Tim Miller, writing in The Bulwark, simplifies the 2020 election: This Is the Entire 2020 Election in One Screenshot.
On February 5, Democratic Senator Chris Murphy left a Trump administration briefing on the Coronavirus and fired off a tweet: “Bottom line. They aren’t taking this seriously enough…Local health systems need supplies, training, screening staff.”
On March 9 Donald Trump—with access to an additional month’s worth of data and intelligence—fired off a tweet of his own…comparing the virus to the flu and suggesting that “life and the economy go on.”
Taken together, it looks like this:
That’s it. That’s the Democrats’ case for November.
Sure there will be plenty of sturm und drang and controversy along the way.
People will argue about the Supreme Court and tax rates and climate change and foreign policy.
Joe Biden will point to his January 27 op-ed on how Trump is the “worst possible leader” to deal with a pandemic and his own plan to combat coronavirus through the fall and winter. He’ll bring Obama on the campaign trail. Talk about how Obamacare was a big effing deal. He’ll call people Jack. He’ll run hundreds of millions of dollars worth of ads emphasizing his empathy and competence.
Donald Trump will invoke Hunter Biden and socialism and Hillary’s emails and the Crime Bill and Hunter Biden again and he’ll call him Sleepy China Joe and he’ll meme Biden sniffing women’s hair and talk about how great the economy was before the invisible foreign enemy that nobody could have predicted came ashore just to ruin his presidency while he was fighting off the impeachment witch hunt hoax.
He’ll demonize immigrants and run Facebook ads attacking the free healthcare Joe wants to give to the caravan of Wuhan Flu infected Chinese ISIS members about to cross the border any minute now.

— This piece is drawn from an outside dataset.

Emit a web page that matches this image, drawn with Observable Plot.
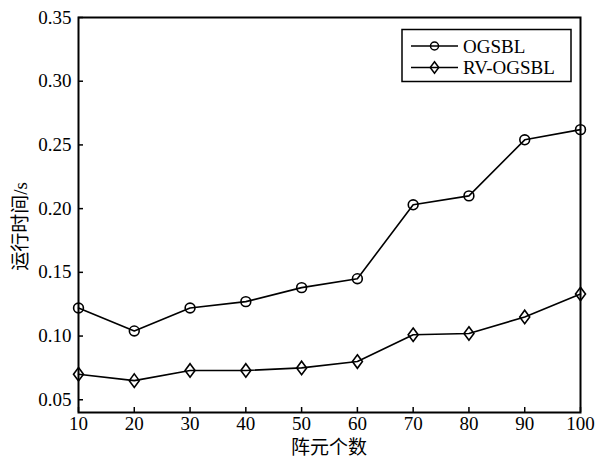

But in the end this will be a country decimated by a pandemic. Tens of thousands of Americans will be dead. International travel will be a distant memory. If we are incredibly lucky, we’ll have an economy that is slowly rebounding, but there will still be millions of people suffering increased financial hardship.
With pain and devastation at that scale, nothing else is going to break through. The election will hinge on one question: Did Donald Trump do everything a president should have done to keep America safe from the pandemic?
So for Trump, that means he’ll have to convince the country that there’s an American resurrection taking place. (No longer happening on Easter Sunday.) It’s a complicated argument that depends on having favorable facts on the ground and avoiding any responsibility for the disaster in the first place.
For the Democrats there’s simply this screenshot. Here, take a look at it again:
Nothing complicated. There’s really not much more to say. The president had all the information about the threat of the virus at his fingertips in February. The Democrats said he wasn’t taking this threat seriously and pressed him into action. It’s all right there, in their own words, with time stamps and everything.
Instead of acting Trump spent over a month live tweeting cable news and retweeting crackpot science takes from the actor James Woods.
You can dig through other people’s attempts to defend Trump until they turn into a corncob but what happened is right there, clear as day, in one screen shot.
This is not to say that Donald Trump will lose and Joe Biden will win. Things happen. A rally around the flag effect could spur the incumbent to victory. The Russians or Chinese could put their fingers on the scale. Or the virus could still be prevalent enough that voting is hard, turnout is scrambled, and the results are a crapshoot.
But the frame and the discussion of why our country had such pain inflicted on it will overwhelm any other case to be made against either candidate. And the campaign battlelines have already been drawn. The case against Trump is this:
“Bottom line: They aren’t taking this seriously enough.”